Id. at 34. Therefore, under the Religion Clauses, everyone is entitled to

entertain such view respecting his relations to what he considers the divine

and the duties such relationship imposes as may be approved by that

person's conscience, and to worship in any way such person thinks fit so

long as this is not injurious to the equal rights of others.

United States v. Moon, 718 F.2d 1210, 1227 (2d Cir. 1983), cert. denied, 466 U.S. 971

(1984). I believe this definition comes the closest to capturing the inherently elusive,

spiritual and personal nature of religion. I also believe that under such a definition it is

inappropriate, if not impossible, to evaluate or analyze the religious beliefs of an

individual under a factor-driven approach. The appropriateness of the above definition

lies in its openness, which also makes it unworkable as a standard for those seeking

concrete guidance in this area.

It seems to me the better practice is not to engage in any type of an attempt to

define religion and instead to assume, without deciding, the validity of an individual's

sincerely held religious beliefs for purposes of constitutional protection. See Smith v.

Board of Sch. Comm'rs of Mobile County, 827 F.2d 684, 689 (11th Cir. 1987) (assuming

secular humanism is a religion for purposes of the Establishment Clause); United States v.

Middleton, 690 F.2d 820, 824 (11th Cir. 1982) (assuming Ethiopian Zion Coptic Church

is a valid religion), cert. denied, 460 U.S. 1051 (1983); see also Jones v. Bradley, 590

F.2d 294, 296-97 (9th Cir. 1979) (assuming members of the Universal Life Church are

entitled to First Amendment protection). Under this approach if an individual makes a

claim that a government law substantially burdens his or her sincere religious beliefs I

would assume the validity of the religion without analyzing the tenets or practices of the

religion to see if they fit some preconceived vision of what a religion is. This approach

may seem radical; however, it is the only way we can assure an individual the absolute

freedom to worship what he or she chooses in the way in which he or she chooses. It is

important to note that such a practice would not send us down a "slippery slope" or create

a mass shield which any criminal could use to thwart prosecution for crimes done in the

name of religion. It has never been the law in this country that religious beliefs prevent

the government from regulating criminal or other harmful actions of individuals.
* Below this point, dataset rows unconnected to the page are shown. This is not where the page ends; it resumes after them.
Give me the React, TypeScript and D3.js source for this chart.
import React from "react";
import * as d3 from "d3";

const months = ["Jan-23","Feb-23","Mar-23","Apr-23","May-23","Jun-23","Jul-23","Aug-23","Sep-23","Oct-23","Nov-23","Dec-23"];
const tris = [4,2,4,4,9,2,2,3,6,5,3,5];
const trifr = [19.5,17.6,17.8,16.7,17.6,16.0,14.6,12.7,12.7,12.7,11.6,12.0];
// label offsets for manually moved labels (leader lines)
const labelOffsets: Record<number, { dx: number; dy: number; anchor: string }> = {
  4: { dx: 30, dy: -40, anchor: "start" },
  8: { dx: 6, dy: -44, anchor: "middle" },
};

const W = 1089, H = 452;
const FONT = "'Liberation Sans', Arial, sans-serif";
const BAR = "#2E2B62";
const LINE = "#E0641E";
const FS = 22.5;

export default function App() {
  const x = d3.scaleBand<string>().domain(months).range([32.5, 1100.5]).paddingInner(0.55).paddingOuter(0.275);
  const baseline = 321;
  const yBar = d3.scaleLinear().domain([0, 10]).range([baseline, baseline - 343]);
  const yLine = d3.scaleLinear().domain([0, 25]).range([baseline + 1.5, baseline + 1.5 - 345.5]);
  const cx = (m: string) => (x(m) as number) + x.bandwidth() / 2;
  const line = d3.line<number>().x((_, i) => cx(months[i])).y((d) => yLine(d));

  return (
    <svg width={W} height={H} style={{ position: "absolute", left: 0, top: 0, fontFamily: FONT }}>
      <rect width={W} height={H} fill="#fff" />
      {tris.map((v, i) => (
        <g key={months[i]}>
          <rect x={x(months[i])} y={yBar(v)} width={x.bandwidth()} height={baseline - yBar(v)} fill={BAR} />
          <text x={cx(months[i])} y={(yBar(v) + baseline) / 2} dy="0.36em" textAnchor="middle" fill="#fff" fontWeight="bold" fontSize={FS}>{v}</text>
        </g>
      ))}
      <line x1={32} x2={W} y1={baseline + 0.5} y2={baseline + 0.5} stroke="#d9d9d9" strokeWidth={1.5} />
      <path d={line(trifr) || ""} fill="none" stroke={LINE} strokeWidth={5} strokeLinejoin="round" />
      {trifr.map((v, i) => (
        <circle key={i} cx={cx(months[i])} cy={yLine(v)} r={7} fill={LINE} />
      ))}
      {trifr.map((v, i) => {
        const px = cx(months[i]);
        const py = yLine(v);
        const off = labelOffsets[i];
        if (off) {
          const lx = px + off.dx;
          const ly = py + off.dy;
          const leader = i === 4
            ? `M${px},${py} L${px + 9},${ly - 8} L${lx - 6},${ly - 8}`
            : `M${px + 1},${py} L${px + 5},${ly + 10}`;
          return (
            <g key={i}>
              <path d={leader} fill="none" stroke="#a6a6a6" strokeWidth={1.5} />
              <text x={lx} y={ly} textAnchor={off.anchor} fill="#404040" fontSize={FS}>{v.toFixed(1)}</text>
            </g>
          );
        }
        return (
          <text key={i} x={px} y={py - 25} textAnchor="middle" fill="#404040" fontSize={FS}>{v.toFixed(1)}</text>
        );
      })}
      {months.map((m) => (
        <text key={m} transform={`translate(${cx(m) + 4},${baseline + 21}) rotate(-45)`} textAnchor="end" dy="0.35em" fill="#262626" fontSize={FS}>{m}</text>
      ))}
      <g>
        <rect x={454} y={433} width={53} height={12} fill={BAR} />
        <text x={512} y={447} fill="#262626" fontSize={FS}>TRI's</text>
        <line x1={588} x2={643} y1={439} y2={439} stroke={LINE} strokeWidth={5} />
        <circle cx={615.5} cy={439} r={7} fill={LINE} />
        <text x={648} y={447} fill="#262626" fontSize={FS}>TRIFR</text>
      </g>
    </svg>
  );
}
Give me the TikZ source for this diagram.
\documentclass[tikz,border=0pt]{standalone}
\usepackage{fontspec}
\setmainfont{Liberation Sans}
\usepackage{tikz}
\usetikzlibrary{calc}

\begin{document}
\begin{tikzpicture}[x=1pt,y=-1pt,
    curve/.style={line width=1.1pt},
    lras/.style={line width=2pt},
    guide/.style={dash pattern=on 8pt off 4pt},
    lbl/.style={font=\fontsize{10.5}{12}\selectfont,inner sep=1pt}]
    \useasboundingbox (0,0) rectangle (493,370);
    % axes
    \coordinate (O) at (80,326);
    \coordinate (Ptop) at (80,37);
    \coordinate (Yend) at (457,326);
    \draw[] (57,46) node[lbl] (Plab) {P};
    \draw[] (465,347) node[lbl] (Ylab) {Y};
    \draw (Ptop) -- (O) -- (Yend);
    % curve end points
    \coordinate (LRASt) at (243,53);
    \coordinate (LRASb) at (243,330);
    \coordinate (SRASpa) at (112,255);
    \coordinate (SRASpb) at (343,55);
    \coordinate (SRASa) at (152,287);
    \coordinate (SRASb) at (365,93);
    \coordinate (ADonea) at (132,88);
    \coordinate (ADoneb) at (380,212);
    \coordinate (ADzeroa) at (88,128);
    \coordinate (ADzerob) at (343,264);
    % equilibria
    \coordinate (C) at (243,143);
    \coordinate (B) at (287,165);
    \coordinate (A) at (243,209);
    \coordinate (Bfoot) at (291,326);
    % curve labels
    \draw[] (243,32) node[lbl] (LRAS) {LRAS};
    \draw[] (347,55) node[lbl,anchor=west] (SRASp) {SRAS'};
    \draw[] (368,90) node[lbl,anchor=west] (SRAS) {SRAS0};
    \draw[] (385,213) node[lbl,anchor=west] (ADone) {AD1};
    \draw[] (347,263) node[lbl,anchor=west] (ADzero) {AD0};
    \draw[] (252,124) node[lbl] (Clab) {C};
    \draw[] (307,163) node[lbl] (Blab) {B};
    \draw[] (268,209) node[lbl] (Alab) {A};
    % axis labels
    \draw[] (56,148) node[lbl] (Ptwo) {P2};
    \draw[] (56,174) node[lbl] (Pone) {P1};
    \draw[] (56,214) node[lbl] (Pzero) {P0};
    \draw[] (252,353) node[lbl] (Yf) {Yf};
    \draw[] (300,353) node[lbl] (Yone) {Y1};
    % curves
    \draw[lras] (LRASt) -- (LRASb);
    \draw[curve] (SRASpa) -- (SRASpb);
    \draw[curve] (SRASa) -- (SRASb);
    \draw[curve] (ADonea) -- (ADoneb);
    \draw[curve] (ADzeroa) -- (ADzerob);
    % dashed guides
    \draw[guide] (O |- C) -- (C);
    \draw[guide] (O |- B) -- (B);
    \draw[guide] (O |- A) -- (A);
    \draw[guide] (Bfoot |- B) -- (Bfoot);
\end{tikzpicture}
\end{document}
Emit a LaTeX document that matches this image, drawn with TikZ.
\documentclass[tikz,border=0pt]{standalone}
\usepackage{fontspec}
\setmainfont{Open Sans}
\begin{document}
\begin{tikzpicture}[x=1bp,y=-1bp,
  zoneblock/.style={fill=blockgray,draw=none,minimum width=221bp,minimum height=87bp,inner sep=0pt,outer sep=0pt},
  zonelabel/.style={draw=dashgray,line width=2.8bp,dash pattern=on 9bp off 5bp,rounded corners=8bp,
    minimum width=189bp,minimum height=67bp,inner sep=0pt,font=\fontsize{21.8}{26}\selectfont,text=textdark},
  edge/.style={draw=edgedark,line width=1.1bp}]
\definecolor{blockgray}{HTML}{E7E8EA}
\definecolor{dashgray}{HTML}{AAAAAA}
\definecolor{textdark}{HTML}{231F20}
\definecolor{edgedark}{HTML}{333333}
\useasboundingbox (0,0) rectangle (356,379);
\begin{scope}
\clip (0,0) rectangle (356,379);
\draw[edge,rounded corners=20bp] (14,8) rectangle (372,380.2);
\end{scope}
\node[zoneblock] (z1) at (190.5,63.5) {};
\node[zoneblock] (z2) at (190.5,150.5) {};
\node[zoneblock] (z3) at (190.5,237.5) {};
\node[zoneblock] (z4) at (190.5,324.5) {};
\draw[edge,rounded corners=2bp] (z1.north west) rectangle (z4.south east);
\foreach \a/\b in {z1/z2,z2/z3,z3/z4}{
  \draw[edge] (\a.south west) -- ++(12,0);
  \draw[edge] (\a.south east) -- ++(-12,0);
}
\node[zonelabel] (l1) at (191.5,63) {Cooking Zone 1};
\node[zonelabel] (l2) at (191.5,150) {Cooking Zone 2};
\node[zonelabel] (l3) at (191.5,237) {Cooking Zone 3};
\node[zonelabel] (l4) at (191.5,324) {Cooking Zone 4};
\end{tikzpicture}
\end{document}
Cantwell, 310 U.S. at 303. Under the Religious Freedom and Restoration Act, after

raising the defense of religion, the individual must show that his or her religious beliefs

are sincerely held and were substantially burdened. If this showing is made, then the

government may still prevail if it shows that such burden is necessary to further a

compelling government interest and that the law is the least restrictive means of

furthering that interest. 42 U.S.C.  2000bb-1. This law enforces the absolute freedom of

the individual to believe and worship whatever he or she chooses, but clearly prevents

him or her from freely acting on these beliefs in ways that are harmful to others.
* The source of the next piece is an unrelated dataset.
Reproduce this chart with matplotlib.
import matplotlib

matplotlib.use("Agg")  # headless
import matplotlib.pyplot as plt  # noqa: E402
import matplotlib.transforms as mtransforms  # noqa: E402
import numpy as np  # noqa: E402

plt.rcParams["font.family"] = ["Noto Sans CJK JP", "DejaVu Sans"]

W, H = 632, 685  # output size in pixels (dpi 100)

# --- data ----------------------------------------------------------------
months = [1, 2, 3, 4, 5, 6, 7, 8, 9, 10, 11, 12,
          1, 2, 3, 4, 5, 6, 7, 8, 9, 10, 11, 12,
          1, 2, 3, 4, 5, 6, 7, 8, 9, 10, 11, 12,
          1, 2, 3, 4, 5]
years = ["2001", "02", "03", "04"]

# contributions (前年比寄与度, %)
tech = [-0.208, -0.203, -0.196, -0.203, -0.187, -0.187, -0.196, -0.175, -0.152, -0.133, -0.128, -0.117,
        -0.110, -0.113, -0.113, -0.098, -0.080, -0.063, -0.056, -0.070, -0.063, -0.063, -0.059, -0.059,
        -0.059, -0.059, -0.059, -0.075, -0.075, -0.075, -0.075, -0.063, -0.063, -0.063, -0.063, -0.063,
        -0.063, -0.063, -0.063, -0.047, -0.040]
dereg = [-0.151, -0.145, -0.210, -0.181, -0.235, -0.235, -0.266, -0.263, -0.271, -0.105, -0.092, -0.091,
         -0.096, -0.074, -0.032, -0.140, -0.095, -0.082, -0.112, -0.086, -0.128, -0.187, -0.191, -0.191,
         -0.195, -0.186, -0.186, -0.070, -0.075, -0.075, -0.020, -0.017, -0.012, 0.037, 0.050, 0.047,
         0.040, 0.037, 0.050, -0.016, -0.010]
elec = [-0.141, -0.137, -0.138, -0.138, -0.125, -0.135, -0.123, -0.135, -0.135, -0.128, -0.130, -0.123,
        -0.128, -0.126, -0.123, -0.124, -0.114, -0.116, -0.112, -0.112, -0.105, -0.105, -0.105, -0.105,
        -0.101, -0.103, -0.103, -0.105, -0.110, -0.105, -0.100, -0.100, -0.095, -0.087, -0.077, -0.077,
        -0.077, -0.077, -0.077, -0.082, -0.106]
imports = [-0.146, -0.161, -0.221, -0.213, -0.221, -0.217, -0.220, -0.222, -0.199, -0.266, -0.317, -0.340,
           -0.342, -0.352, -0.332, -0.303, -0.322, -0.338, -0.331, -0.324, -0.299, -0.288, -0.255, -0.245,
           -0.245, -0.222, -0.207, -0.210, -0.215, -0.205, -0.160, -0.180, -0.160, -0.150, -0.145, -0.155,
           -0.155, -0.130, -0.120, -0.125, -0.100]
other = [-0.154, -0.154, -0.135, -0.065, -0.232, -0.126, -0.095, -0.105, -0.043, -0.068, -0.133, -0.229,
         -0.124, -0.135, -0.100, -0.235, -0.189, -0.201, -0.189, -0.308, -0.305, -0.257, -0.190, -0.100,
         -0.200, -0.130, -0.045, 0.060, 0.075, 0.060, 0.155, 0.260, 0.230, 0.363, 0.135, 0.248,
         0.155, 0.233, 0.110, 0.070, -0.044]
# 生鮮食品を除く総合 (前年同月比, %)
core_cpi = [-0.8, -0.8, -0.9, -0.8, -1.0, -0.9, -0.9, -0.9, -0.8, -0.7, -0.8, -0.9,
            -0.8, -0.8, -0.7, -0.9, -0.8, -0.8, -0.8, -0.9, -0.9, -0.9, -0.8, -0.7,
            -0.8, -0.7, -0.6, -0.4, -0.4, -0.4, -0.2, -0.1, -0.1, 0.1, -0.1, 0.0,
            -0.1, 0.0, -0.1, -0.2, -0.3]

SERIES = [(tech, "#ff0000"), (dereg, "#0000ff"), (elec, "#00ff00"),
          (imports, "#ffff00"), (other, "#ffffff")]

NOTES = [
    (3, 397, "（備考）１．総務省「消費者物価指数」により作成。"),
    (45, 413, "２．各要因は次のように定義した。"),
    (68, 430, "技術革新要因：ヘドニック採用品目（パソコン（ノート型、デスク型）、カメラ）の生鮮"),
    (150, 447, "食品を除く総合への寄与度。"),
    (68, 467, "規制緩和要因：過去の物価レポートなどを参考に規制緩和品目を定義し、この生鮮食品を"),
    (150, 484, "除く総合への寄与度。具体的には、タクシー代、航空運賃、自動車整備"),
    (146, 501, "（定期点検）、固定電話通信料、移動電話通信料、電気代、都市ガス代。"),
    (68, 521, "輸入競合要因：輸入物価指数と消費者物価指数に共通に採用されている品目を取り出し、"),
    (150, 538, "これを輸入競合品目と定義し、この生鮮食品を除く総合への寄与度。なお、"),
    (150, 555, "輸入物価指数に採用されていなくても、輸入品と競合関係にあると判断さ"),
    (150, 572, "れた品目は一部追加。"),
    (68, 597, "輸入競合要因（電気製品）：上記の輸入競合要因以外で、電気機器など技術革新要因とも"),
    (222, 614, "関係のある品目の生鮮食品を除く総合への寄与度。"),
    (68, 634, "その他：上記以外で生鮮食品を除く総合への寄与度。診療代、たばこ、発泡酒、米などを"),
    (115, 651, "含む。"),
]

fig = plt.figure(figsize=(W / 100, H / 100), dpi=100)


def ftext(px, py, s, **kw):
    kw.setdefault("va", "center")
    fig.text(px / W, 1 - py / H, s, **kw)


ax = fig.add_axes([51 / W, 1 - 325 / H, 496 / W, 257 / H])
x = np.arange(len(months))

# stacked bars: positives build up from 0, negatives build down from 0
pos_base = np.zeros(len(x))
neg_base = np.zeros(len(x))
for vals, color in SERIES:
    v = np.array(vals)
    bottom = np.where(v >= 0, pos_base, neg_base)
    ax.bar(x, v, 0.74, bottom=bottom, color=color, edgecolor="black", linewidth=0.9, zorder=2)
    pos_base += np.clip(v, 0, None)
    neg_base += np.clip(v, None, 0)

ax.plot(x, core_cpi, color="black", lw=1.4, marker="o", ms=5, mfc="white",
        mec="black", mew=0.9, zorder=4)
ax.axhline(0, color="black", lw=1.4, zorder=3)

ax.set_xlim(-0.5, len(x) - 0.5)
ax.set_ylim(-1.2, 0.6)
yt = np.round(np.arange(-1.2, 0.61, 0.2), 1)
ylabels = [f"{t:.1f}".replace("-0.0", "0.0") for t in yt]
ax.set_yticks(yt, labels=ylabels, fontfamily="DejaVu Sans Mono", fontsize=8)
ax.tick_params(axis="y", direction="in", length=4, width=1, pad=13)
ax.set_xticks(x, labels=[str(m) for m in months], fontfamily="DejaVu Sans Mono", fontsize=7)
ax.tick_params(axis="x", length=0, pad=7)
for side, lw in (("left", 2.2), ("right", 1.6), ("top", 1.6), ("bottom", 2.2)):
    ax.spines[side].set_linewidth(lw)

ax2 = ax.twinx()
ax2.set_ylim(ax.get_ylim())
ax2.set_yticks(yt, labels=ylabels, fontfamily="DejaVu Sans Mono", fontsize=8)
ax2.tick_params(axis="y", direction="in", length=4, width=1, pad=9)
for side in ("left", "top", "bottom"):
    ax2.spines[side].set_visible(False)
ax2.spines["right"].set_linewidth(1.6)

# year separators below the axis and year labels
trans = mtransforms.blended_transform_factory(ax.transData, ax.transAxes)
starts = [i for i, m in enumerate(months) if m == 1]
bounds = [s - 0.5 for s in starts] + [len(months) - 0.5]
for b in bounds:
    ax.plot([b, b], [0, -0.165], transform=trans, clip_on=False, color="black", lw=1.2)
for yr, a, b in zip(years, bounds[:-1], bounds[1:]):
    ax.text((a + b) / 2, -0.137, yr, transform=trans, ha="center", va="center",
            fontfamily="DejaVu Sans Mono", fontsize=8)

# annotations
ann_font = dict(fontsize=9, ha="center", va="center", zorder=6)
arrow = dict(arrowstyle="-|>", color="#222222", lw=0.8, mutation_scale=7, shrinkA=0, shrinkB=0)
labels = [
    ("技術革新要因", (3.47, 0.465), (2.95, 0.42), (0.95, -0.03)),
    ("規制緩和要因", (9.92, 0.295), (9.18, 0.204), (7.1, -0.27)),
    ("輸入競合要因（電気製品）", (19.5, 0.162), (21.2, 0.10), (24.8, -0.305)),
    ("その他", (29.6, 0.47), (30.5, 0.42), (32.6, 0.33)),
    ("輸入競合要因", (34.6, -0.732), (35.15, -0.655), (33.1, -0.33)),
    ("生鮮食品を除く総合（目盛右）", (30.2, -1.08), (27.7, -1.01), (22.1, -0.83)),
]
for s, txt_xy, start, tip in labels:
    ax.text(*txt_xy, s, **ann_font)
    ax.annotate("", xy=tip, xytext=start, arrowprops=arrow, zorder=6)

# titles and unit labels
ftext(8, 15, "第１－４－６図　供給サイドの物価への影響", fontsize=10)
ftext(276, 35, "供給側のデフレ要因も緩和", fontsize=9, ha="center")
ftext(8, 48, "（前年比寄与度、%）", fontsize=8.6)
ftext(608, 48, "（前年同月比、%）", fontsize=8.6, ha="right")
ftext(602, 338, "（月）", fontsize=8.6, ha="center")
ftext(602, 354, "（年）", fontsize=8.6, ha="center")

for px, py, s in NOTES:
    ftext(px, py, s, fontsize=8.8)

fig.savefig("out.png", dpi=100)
In this case, I would assume the validity of Mr. Meyers' religious beliefs and

affirm the district court's findings that these beliefs are sincerely held and substantially

burdened by the laws in question. Although I am confident that the government will have

no problem meeting its burden of proof, Olsen v. DEA, 878 F.2d 1458, 1462-63 (D.C.

Cir. 1989) (government has a compelling interest in regulating the use of marijuana and is

not required to accommodate sacremental use), cert. denied, 495 U.S. 906 (1990), it has

not yet been given an opportunity to do so. Therefore, in accordance with the

requirements of 42 U.S.C.  2000bb-1, I would reverse the district court's findings that

Mr. Meyers' sincerely held beliefs are not religious and I would remand to allow the

government an opportunity to meet its burden of showing that the laws involved serve a

compelling government interest and are the least restrictive means of meeting that

interest. See United States v. Bauer, 84 F.3d 1549, 1559 (9th Cir. 1996).